[TYPO3-dev] TER, typo3.org, everything went FUBAR!!! :))

Daniel Hinderink [TYPO3] daniel at typo3.org
Sun Mar 5 21:53:45 CET 2006


in article mailman.1.1141422113.16858.typo3-dev at lists.netfielders.de,
Michael Scharkow at mscharkow at gmx.net wrote on 03.03.2006 22:41 Uhr:

> Daniel Hinderink [TYPO3] wrote:
> 
>> Well, not exactly. Your message and it's follow-ups prove that you at least
>> expect the same service from an Open Source project then from anything else.
>> I leave it up to you, to judge if it is the fault of the people active in
>> this project or if F/OSS in general is bound to disappoint you.
> 
> Could we please stop the "It's Open Source, so don't expect things to
> work" arguments NOW.

I did not write that. Regardless of that, it's an interesting question which
deserves more than a dogmatic answer.

What my mail was about is that this project is as good as we, the community,
make it. In this case, this community has neglected beta testing and very
few people got on the project to help create TER2 in the first place. Now we
have problems and a bottleneck - surprise?
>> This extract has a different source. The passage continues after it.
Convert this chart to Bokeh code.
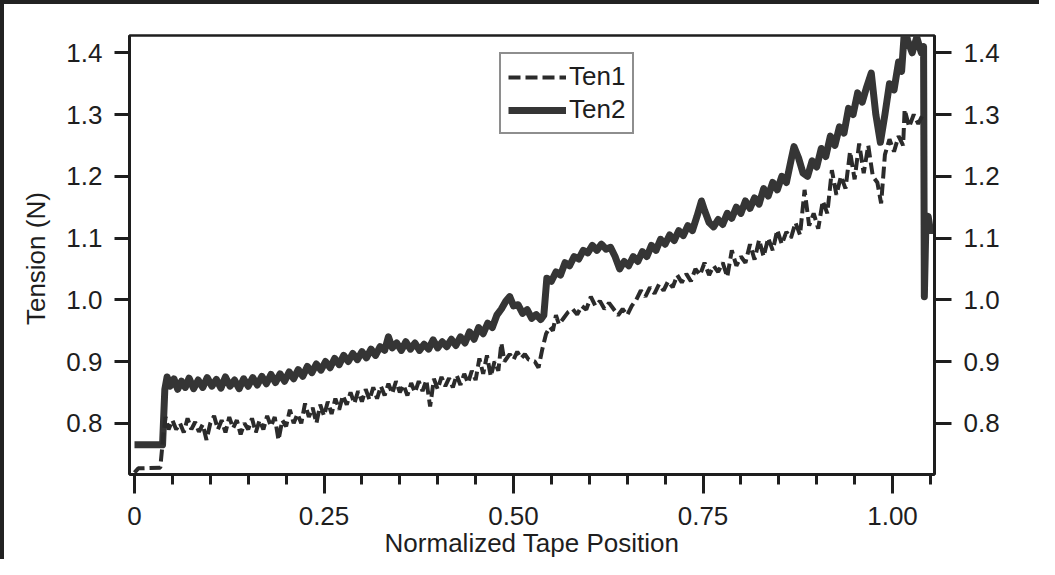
from bokeh.plotting import figure
from bokeh.models import LinearAxis, FixedTicker, Range1d, Legend, LegendItem, PrintfTickFormatter
from bokeh.embed import file_html
from bokeh.resources import INLINE

# ---- data ----
ten2_x = [0.000, 0.037, 0.040, 0.043, 0.047, 0.052, 0.057, 0.062, 0.067, 0.072, 0.078, 0.084, 0.090, 0.096,
          0.102, 0.108, 0.114, 0.120, 0.126, 0.132, 0.138, 0.144, 0.150, 0.156, 0.162, 0.168, 0.174, 0.180,
          0.186, 0.192, 0.198, 0.204, 0.210, 0.216, 0.222, 0.228, 0.234, 0.240, 0.246, 0.252, 0.258, 0.264,
          0.270, 0.276, 0.282, 0.288, 0.294, 0.300, 0.306, 0.312, 0.318, 0.324, 0.330, 0.335, 0.340, 0.346,
          0.352, 0.358, 0.364, 0.370, 0.376, 0.382, 0.388, 0.394, 0.400, 0.406, 0.412, 0.418, 0.424, 0.430,
          0.436, 0.442, 0.448, 0.454, 0.460, 0.466, 0.472, 0.478, 0.484, 0.490, 0.495, 0.500, 0.506, 0.512,
          0.518, 0.524, 0.530, 0.536, 0.540, 0.544, 0.550, 0.556, 0.562, 0.568, 0.574, 0.580, 0.586, 0.592,
          0.598, 0.604, 0.610, 0.616, 0.622, 0.628, 0.634, 0.640, 0.646, 0.652, 0.658, 0.664, 0.670, 0.676,
          0.682, 0.688, 0.694, 0.700, 0.706, 0.712, 0.718, 0.724, 0.730, 0.736, 0.742, 0.748, 0.752, 0.758,
          0.764, 0.770, 0.776, 0.782, 0.788, 0.794, 0.800, 0.806, 0.812, 0.818, 0.824, 0.830, 0.836, 0.842,
          0.848, 0.854, 0.860, 0.866, 0.870, 0.876, 0.882, 0.888, 0.894, 0.900, 0.906, 0.912, 0.918, 0.924,
          0.930, 0.936, 0.942, 0.948, 0.954, 0.960, 0.966, 0.972, 0.978, 0.984, 0.990, 0.996, 1.002, 1.008,
          1.012, 1.016, 1.020, 1.026, 1.032, 1.038, 1.041, 1.042, 1.044, 1.047, 1.050, 1.055]
ten2_y = [0.765, 0.765, 0.855, 0.875, 0.860, 0.872, 0.855, 0.868, 0.858, 0.873, 0.856, 0.870, 0.858, 0.874,
          0.860, 0.871, 0.857, 0.875, 0.860, 0.870, 0.856, 0.872, 0.860, 0.874, 0.862, 0.876, 0.864, 0.879,
          0.866, 0.880, 0.868, 0.883, 0.872, 0.887, 0.876, 0.892, 0.882, 0.896, 0.886, 0.900, 0.890, 0.905,
          0.895, 0.910, 0.900, 0.913, 0.903, 0.916, 0.906, 0.920, 0.910, 0.924, 0.918, 0.940, 0.922, 0.930,
          0.918, 0.932, 0.920, 0.930, 0.918, 0.928, 0.920, 0.935, 0.922, 0.932, 0.924, 0.936, 0.926, 0.940,
          0.930, 0.948, 0.936, 0.955, 0.945, 0.962, 0.955, 0.975, 0.985, 0.998, 1.005, 0.990, 0.992, 0.978,
          0.984, 0.970, 0.976, 0.968, 0.975, 1.035, 1.030, 1.045, 1.040, 1.060, 1.055, 1.070, 1.066, 1.080,
          1.076, 1.088, 1.080, 1.090, 1.082, 1.085, 1.070, 1.050, 1.062, 1.055, 1.070, 1.062, 1.078, 1.070,
          1.088, 1.080, 1.098, 1.090, 1.105, 1.096, 1.112, 1.104, 1.120, 1.112, 1.135, 1.160, 1.145, 1.125,
          1.118, 1.130, 1.122, 1.140, 1.132, 1.150, 1.140, 1.160, 1.148, 1.165, 1.155, 1.180, 1.168, 1.190,
          1.178, 1.200, 1.190, 1.225, 1.248, 1.230, 1.205, 1.200, 1.225, 1.215, 1.245, 1.232, 1.265, 1.250,
          1.280, 1.270, 1.310, 1.300, 1.335, 1.320, 1.345, 1.367, 1.300, 1.255, 1.300, 1.350, 1.340, 1.385,
          1.370, 1.440, 1.420, 1.400, 1.425, 1.400, 1.410, 1.005, 1.120, 1.135, 1.112, 1.112]

ten1_x = [0.000, 0.005, 0.034, 0.038, 0.041, 0.045, 0.050, 0.055, 0.060, 0.065, 0.070, 0.075, 0.080, 0.085,
          0.090, 0.095, 0.100, 0.105, 0.110, 0.115, 0.120, 0.125, 0.130, 0.135, 0.140, 0.145, 0.150, 0.155,
          0.160, 0.165, 0.170, 0.175, 0.180, 0.185, 0.190, 0.195, 0.200, 0.205, 0.210, 0.215, 0.220, 0.225,
          0.230, 0.235, 0.240, 0.245, 0.250, 0.255, 0.260, 0.265, 0.270, 0.275, 0.280, 0.285, 0.290, 0.295,
          0.300, 0.305, 0.310, 0.315, 0.320, 0.325, 0.330, 0.335, 0.340, 0.345, 0.350, 0.355, 0.360, 0.365,
          0.370, 0.375, 0.380, 0.385, 0.390, 0.395, 0.400, 0.405, 0.410, 0.415, 0.420, 0.425, 0.430, 0.435,
          0.440, 0.445, 0.450, 0.455, 0.460, 0.465, 0.470, 0.475, 0.480, 0.484, 0.488, 0.495, 0.500, 0.505,
          0.510, 0.515, 0.520, 0.528, 0.533, 0.538, 0.543, 0.548, 0.552, 0.556, 0.560, 0.566, 0.572, 0.578,
          0.584, 0.590, 0.596, 0.602, 0.608, 0.614, 0.620, 0.626, 0.632, 0.638, 0.644, 0.650, 0.656, 0.662,
          0.668, 0.674, 0.680, 0.686, 0.692, 0.698, 0.704, 0.710, 0.716, 0.722, 0.728, 0.734, 0.740, 0.746,
          0.752, 0.758, 0.764, 0.770, 0.776, 0.782, 0.788, 0.794, 0.800, 0.806, 0.812, 0.818, 0.824, 0.830,
          0.836, 0.842, 0.848, 0.854, 0.860, 0.866, 0.872, 0.878, 0.884, 0.890, 0.896, 0.902, 0.908, 0.914,
          0.920, 0.926, 0.932, 0.938, 0.944, 0.950, 0.956, 0.962, 0.968, 0.974, 0.980, 0.985, 0.990, 0.996,
          1.002, 1.008, 1.014, 1.016, 1.022, 1.028, 1.034, 1.040]
ten1_y = [0.720, 0.727, 0.728, 0.780, 0.810, 0.790, 0.805, 0.790, 0.800, 0.785, 0.808, 0.790, 0.802, 0.786,
          0.798, 0.773, 0.800, 0.812, 0.790, 0.805, 0.785, 0.810, 0.792, 0.805, 0.782, 0.800, 0.790, 0.808,
          0.785, 0.805, 0.790, 0.812, 0.795, 0.810, 0.773, 0.805, 0.795, 0.822, 0.800, 0.815, 0.800, 0.832,
          0.810, 0.825, 0.800, 0.830, 0.812, 0.835, 0.815, 0.840, 0.822, 0.845, 0.830, 0.850, 0.832, 0.852,
          0.835, 0.855, 0.838, 0.858, 0.840, 0.860, 0.845, 0.864, 0.848, 0.868, 0.850, 0.862, 0.845, 0.865,
          0.850, 0.868, 0.852, 0.870, 0.827, 0.872, 0.855, 0.875, 0.860, 0.873, 0.858, 0.878, 0.862, 0.880,
          0.865, 0.885, 0.870, 0.905, 0.880, 0.910, 0.876, 0.900, 0.885, 0.930, 0.900, 0.912, 0.903, 0.916,
          0.905, 0.912, 0.903, 0.900, 0.890, 0.920, 0.945, 0.956, 0.950, 0.975, 0.960, 0.970, 0.980, 0.985,
          0.976, 0.990, 0.984, 1.005, 0.990, 0.998, 0.985, 0.995, 0.985, 0.975, 0.985, 0.975, 0.990, 1.000,
          1.015, 1.005, 1.020, 1.010, 1.025, 1.015, 1.030, 1.020, 1.040, 1.028, 1.042, 1.030, 1.050, 1.040,
          1.060, 1.040, 1.055, 1.045, 1.060, 1.037, 1.080, 1.055, 1.070, 1.060, 1.090, 1.065, 1.097, 1.070,
          1.100, 1.080, 1.113, 1.090, 1.110, 1.100, 1.125, 1.105, 1.178, 1.120, 1.140, 1.115, 1.160, 1.140,
          1.210, 1.170, 1.200, 1.180, 1.240, 1.195, 1.253, 1.205, 1.250, 1.200, 1.190, 1.156, 1.235, 1.260,
          1.240, 1.265, 1.250, 1.308, 1.280, 1.300, 1.285, 1.300]

x_major = [0, 0.25, 0.5, 0.75, 1.0]
x_major_labels = ["0", "0.25", "0.50", "0.75", "1.00"]
x_minor = [0.05, 0.10, 0.15, 0.20, 0.30, 0.35, 0.40, 0.45, 0.55, 0.60, 0.65, 0.70, 0.80, 0.85, 0.90, 0.95, 1.05]
y_major = [0.8, 0.9, 1.0, 1.1, 1.2, 1.3, 1.4]

FONT = "Liberation Sans"
INK = "#1e1e1e"

p = figure(width=1039, height=559, output_backend="svg", toolbar_location=None,
           x_range=Range1d(-0.0066, 1.0554), y_range=Range1d(0.717, 1.428),
           min_border_left=125, min_border_right=109, min_border_top=31, min_border_bottom=89,
           background_fill_color="white", border_fill_color="white")
p.grid.visible = False
p.outline_line_color = INK
p.outline_line_width = 2.5

r2 = p.line(ten2_x, ten2_y, line_color="#353535", line_width=7, line_join="round")
r1 = p.line(ten1_x, ten1_y, line_color="#2b2b2b", line_width=4, line_dash="12 5")

def style_axis(ax):
    ax.axis_line_color = INK
    ax.axis_line_width = 3
    ax.major_tick_line_color = INK
    ax.major_tick_line_width = 3
    ax.minor_tick_line_color = INK
    ax.minor_tick_line_width = 3
    ax.major_tick_in = 0
    ax.minor_tick_in = 0
    ax.major_label_text_font = FONT
    ax.major_label_text_font_size = "26px"
    ax.major_label_text_color = INK
    ax.axis_label_text_font = FONT
    ax.axis_label_text_font_size = "26px"
    ax.axis_label_text_font_style = "normal"
    ax.axis_label_text_color = INK

xa = p.xaxis[0]
style_axis(xa)
xa.ticker = FixedTicker(ticks=x_major, minor_ticks=x_minor)
xa.major_label_overrides = {t: l for t, l in zip(x_major, x_major_labels)}
xa.major_tick_out = 19
xa.minor_tick_out = 10
xa.major_label_standoff = 13
xa.axis_label = "Normalized Tape Position"
xa.axis_label_standoff = 0

ya = p.yaxis[0]
style_axis(ya)
ya.ticker = FixedTicker(ticks=y_major, minor_ticks=[])
ya.formatter = PrintfTickFormatter(format="%.1f")
ya.major_tick_out = 15
ya.minor_tick_out = 0
ya.major_label_standoff = 12
ya.axis_label = "Tension  (N)"
ya.axis_label_standoff = 12

yr = LinearAxis()
style_axis(yr)
yr.ticker = FixedTicker(ticks=y_major, minor_ticks=[])
yr.formatter = PrintfTickFormatter(format="%.1f")
yr.major_tick_out = 17
yr.minor_tick_out = 0
yr.major_label_standoff = 12
p.add_layout(yr, "right")

legend = Legend(items=[LegendItem(label="Ten1", renderers=[r1]),
                       LegendItem(label="Ten2", renderers=[r2])],
                location=(370, 340))
legend.label_text_font = FONT
legend.label_text_font_size = "26px"
legend.label_text_color = INK
legend.border_line_color = INK
legend.border_line_width = 2.5
legend.glyph_width = 58
legend.glyph_height = 30
legend.label_height = 30
legend.label_standoff = 3
legend.spacing = 2
legend.padding = 7
legend.margin = 0
p.add_layout(legend, "center")

p.styles = {"border-top": "4px solid #222", "border-left": "4px solid #222"}

open("out.html", "w").write(file_html(p, INLINE))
> I cannot see any general demanding attitude in
> Dimitri's post, and I think you should be aware as much as anyone here
> that TYPO3 itself is very high quality, so why not have the same for the
> website and for TER?

As long as you (meaning anyone) expect yourself to make it high quality, I
think there is a chance that it will happen. For those that are here to
socialize on the mailing lists, they can only hope someone else does it for
them. What they certainly have no right to, is to complain.
 
> I did write a mail similar to Dimitri's on relaunch day, and I was told
> to just sit and wait. Nothing much has happened since, and I don't blame
> Robert for having to earn his living rather than spending another week
> hacking TER. But a lot of professional TYPO3 users have been screwed for
> some time now (not me ;)) because typo3.org and TER is a essentially
> one-man-project, which is strange enough considering the core team has
> more active members than ever.

My impression is that Robert has almost no help to speak of.

But as discussions go on and on on this list, time ticks by that could be
put into working for TYPO3. I will return to that now.